Once you are done with this exercise you should have 4 columns in the result set of your query. Export that into Excel or csv and it should look something like the below. 

Now remember membership_type came natively within our customer data but then we created three new columns that we can use as independent dimensions. What I recommend is to go through each row and ensure that the evaluation of the membership_type resulted as it should. For example, your Financial Aid classification might be off if you only look for '%FA%' and there are records with 'Fin Asst'. Just update these outliers by hand, there shouldn't be many. Once you have completed this you have two things.
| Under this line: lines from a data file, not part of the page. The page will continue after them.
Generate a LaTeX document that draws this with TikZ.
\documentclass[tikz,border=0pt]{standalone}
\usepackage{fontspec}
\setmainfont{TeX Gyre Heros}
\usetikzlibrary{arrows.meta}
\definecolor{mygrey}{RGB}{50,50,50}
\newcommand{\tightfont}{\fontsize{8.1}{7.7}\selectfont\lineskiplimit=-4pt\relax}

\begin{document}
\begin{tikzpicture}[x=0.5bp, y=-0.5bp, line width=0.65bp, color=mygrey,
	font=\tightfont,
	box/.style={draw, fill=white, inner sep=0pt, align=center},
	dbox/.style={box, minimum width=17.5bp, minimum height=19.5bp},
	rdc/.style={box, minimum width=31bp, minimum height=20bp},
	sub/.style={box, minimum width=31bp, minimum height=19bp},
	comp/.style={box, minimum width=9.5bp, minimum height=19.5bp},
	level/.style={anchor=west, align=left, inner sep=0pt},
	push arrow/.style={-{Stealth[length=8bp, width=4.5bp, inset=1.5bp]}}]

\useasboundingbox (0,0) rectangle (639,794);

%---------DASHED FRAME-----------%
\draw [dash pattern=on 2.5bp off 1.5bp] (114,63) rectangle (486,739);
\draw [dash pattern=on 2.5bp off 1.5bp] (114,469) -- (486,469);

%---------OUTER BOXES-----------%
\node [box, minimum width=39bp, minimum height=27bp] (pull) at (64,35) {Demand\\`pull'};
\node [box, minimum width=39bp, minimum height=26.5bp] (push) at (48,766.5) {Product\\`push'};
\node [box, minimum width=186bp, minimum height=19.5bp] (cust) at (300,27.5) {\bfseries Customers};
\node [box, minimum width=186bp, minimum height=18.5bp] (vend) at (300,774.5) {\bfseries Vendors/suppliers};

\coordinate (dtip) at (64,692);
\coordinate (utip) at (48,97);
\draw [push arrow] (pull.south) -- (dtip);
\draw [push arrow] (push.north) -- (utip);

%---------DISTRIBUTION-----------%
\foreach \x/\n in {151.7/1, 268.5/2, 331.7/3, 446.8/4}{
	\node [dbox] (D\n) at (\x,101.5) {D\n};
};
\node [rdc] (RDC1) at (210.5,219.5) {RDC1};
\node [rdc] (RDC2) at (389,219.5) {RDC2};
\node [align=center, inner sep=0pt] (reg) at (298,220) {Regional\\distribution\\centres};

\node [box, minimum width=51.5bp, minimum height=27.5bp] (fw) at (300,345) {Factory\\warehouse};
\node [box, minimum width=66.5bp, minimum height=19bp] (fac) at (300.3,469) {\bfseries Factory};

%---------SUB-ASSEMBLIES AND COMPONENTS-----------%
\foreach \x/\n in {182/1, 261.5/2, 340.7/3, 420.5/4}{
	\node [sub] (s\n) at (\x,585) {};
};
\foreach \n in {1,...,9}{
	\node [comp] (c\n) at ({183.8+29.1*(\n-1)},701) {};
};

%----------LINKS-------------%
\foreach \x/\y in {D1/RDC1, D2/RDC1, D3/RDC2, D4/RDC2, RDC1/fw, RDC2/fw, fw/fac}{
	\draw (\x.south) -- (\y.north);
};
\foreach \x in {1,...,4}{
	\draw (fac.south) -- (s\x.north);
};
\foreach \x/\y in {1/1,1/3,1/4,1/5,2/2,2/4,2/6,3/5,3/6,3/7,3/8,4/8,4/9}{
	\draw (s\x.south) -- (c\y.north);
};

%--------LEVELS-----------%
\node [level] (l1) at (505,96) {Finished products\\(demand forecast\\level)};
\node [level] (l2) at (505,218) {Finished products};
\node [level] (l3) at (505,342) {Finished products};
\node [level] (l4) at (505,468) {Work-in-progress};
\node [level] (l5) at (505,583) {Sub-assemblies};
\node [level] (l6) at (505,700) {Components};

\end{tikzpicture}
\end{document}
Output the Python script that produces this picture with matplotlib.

One is a mapping table for you to use throughout your analysis and two is a document for your client to sign off on. 

An email to her could look like :

Hey Ms. Customer,
I just wanted to let you know that I took the initiative to map all of these membership types into the values that you asked us to analyze. Can you please review this and let me know if there is anything I missed? 

Trust me, this will go along way in lieu of asking her to map the whole thing herself. You will save her time and it is a good practice for you to get familiar with the data you are using. You are adding value already and we just got started!

Once you have sign off from the client load this data, in this exact structure, into the sandbox database and call it something like membership_type_mapping. Now you can join your raw data to this mapping table and evaluate on any of three additional columns we created. Things like retention by membership type parent category or financial aid are now possible without having to do a bunch of data transformation in your code. You can always get down to the granular membership types but now you can also provide a higher level of analysis. 

This is something I do quite often and just wanted to pass it along in case you need to do something similar. Mapping tables... create them, use them, be happy.